Guerreiros
da cerveja.
Marcos Rolim*
Dunga tem recebido muitas
críticas na crônica esportiva. Diante delas, fico sempre com a
impressão de que não se trata do técnico, nem das partidas de futebol,
mas da ideia que cada um tem sobre o futebol e sobre os modelos – sempre
idealizados – do que seja “jogar bem”. Sim, é claro, Dunga poderia ter
levado Ganso e Neymar, ao invés de, digamos, Josué e Grafite. Mas,
convenhamos, isso não deveria importar muito diante do fato
incontestável de que temos um time competitivo com o qual podemos ser
campeões.
Nem
deveria obscurecer os méritos de Dunga na formação de um conceito que se
desloca – até aqui vitoriosamente – em campo.
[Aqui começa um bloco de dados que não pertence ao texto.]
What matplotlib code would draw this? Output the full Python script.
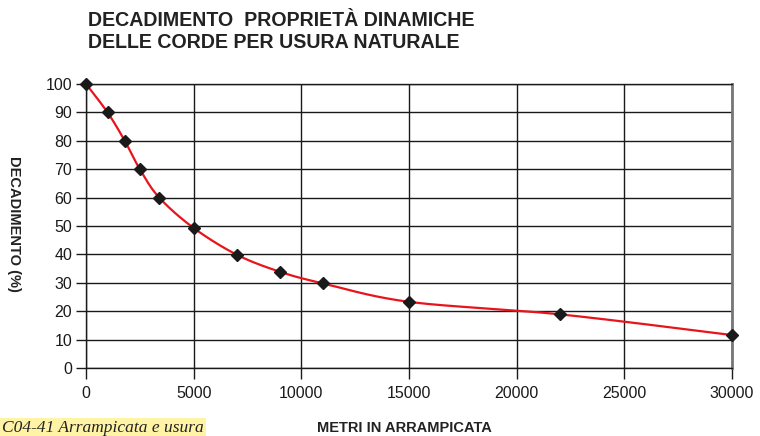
import numpy as np
import matplotlib.pyplot as plt

# data
metri = [0, 1000, 1800, 2500, 3400, 5000, 7000, 9000, 11000, 15000, 22000, 30000]
decadimento = [100, 90, 80, 70, 60, 49.3, 39.9, 33.9, 29.8, 23.3, 18.9, 11.6]
x_ticks = [0, 5000, 10000, 15000, 20000, 25000, 30000]
y_ticks = list(range(0, 101, 10))

title_lines = ["DECADIMENTO  PROPRIETÀ DINAMICHE", "DELLE CORDE PER USURA NATURALE"]
x_label = "METRI IN ARRAMPICATA"
y_label = "DECADIMENTO (%)"
caption = "C04-41 Arrampicata e usura"


def smooth_curve(xs, ys, n=40):
    """Catmull-Rom style bezier through the points (like a smoothed line)."""
    p = np.column_stack([xs, ys]).astype(float)
    p = np.vstack([p[0], p, p[-1]])
    t = np.linspace(0, 1, n)[:, None]
    out = []
    for i in range(1, len(p) - 2):
        p0, p1, p2, p3 = p[i - 1], p[i], p[i + 1], p[i + 2]
        c1 = p1 + (p2 - p0) / 6
        c2 = p2 - (p3 - p1) / 6
        seg = ((1 - t) ** 3) * p1 + 3 * ((1 - t) ** 2) * t * c1 \
            + 3 * (1 - t) * t ** 2 * c2 + t ** 3 * p2
        out.append(seg)
    out = np.vstack(out)
    return out[:, 0], out[:, 1]


plt.rcParams["font.family"] = ["Liberation Sans", "DejaVu Sans"]
W, H = 760, 436

fig = plt.figure(figsize=(W / 100, H / 100), dpi=100)
ax = fig.add_axes([86 / W, 1 - 368 / H, (732 - 86) / W, (368 - 84) / H])

ax.set_xlim(0, 30000)
ax.set_ylim(0, 100)
ax.set_xticks(x_ticks)
ax.set_yticks(y_ticks)
ax.grid(True, color="#1a1a1a", linewidth=1.0)
ax.set_axisbelow(True)

for side in ["left", "bottom", "top"]:
    ax.spines[side].set_color("#1a1a1a")
    ax.spines[side].set_linewidth(1.0)
ax.spines["right"].set_color("#777777")
ax.spines["right"].set_linewidth(2.0)

ax.tick_params(axis="x", length=8, width=1.0, color="#1a1a1a", pad=5,
               labelsize=11.5, labelcolor="#1a1a1a")
ax.tick_params(axis="y", length=7, width=1.0, color="#1a1a1a", pad=3,
               labelsize=11.5, labelcolor="#1a1a1a")

cx, cy = smooth_curve(metri, decadimento)
ax.plot(cx, cy, color="#e8141c", linewidth=1.6, zorder=3, clip_on=False)
ax.plot(metri, decadimento, linestyle="none", marker="D", markersize=6.5,
        color="#1a1a1a", zorder=4, clip_on=False)

for i, line in enumerate(title_lines):
    fig.text(88 / W, 1 - (26 + 22 * i) / H, line, ha="left", va="baseline",
             fontsize=14.1, fontweight="bold", color="#222222")
fig.text(14 / W, 1 - 224 / H, y_label, rotation=-90, ha="center",
         va="center", fontsize=10.5, fontweight="bold", color="#222222")
fig.text(404 / W, 1 - 428 / H, x_label, ha="center", va="center",
         fontsize=10.5, fontweight="bold", color="#222222")
fig.text(2 / W, 1 - 428 / H, caption, ha="left", va="center",
         fontsize=12.5, style="italic", color="#222222",
         family=["Liberation Serif", "DejaVu Serif"],
         bbox=dict(boxstyle="square,pad=0.12", facecolor="#fff3a6",
                   edgecolor="none"))

fig.savefig("out.png", dpi=100)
Bem, mas esta não é uma
crônica sobre futebol. Antes, penso que seja uma crônica sobre o
silêncio.O maior erro de Dunga não foi objeto de atenção dos
comentaristas, nem produziu debate na imprensa brasileira. Refiro-me ao
fato de o técnico da Seleção estar alugando sua merecida e respeitável
imagem de “guerreiro” à venda de uma cerveja.
Como se sabe, alguns dos
titulares da Seleção Brasileira também foram contratados para este papel
de garotos-propaganda de bebida alcoólica. Tivemos, aqui e ali, uma ou
outra observação sobre o fato, mas nenhum debate. Tudo se passa como se
fosse um episódio “normal”. Será? Penso que não. Ilana Pinsky, em artigo
na Folha de S. Paulo, chamou atenção para o fato de que 87% do
merchandising e mais de 70% das propagandas da TV aberta de bebidas
alcoólicas são veiculadas nos intervalos ou durante os programas
esportivos. Só isso já seria preocupante quando se sabe, segundo estudos
da Organização Mundial de Saúde, que os custos derivados do consumo de
bebidas alcoólicas na América do Sul representam de 8% a 15% do total
dos gastos com saúde pública, o que contrasta com o comprometimento
médio de 4% dos orçamentos na área no resto do mundo. Bebe-se muito por
aqui, então. Muito mais do que seria razoável.
Mas quando associamos o
consumo de bebidas alcoólicas à prática esportiva – e, especialmente,
quando vinculamos simbolicamente nossas maiores conquistas e nossos
ídolos no futebol ao hábito de beber – o que fazemos é aumentar o
problema.O consumo de bebidas alcoólicas no Brasil é um hábito firmado
no público jovem – entre 18 e 29 anos – e se concentra muito entre os
homens (78%). Não por acaso, então, as estratégias de marketing envolvem
mensagens apelativas com mulheres (o que permite a associação entre
desejo sexual masculino e bebidas) e esportes (destacadamente o
futebol). A ironia é que o álcool deprecia as possibilidades de qualquer
atleta e tende a transformar os mais ardentes sonhos sexuais masculinos
em pesadelos patéticos.
Mais do que isso, o consumo de bebidas alcoólicas está
correlacionado fortemente à violência, ao sexo desprotegido e aos
acidentes de trânsito. Tratamos, então, queiramos ou não, dos estímulos
que a propaganda pode oferecer à morte. Mas o que é a morte diante de
lucros bilionários e milhões em verbas publicitárias? Um brinde ao
silêncio, então.
Um comentário:
Desculpa,
Adoro os posts seus e os que você repassa, mas esse achei muito ruim. Podemos discutir os interesses da seleção em ter esse patrocínio, podemos ver as influências disso nas crianças.
Mas criticar as propagandas e o álcool para público adulto me parece besteira. Todas propagandas visam manipular, não temos dúvidas, mas o fato de eu querer beber e fazer sexo desprotegido, isso é comigo.
Estamos querendo construir uma sociedade melhor ou ir para o Admirável Mundo Novo?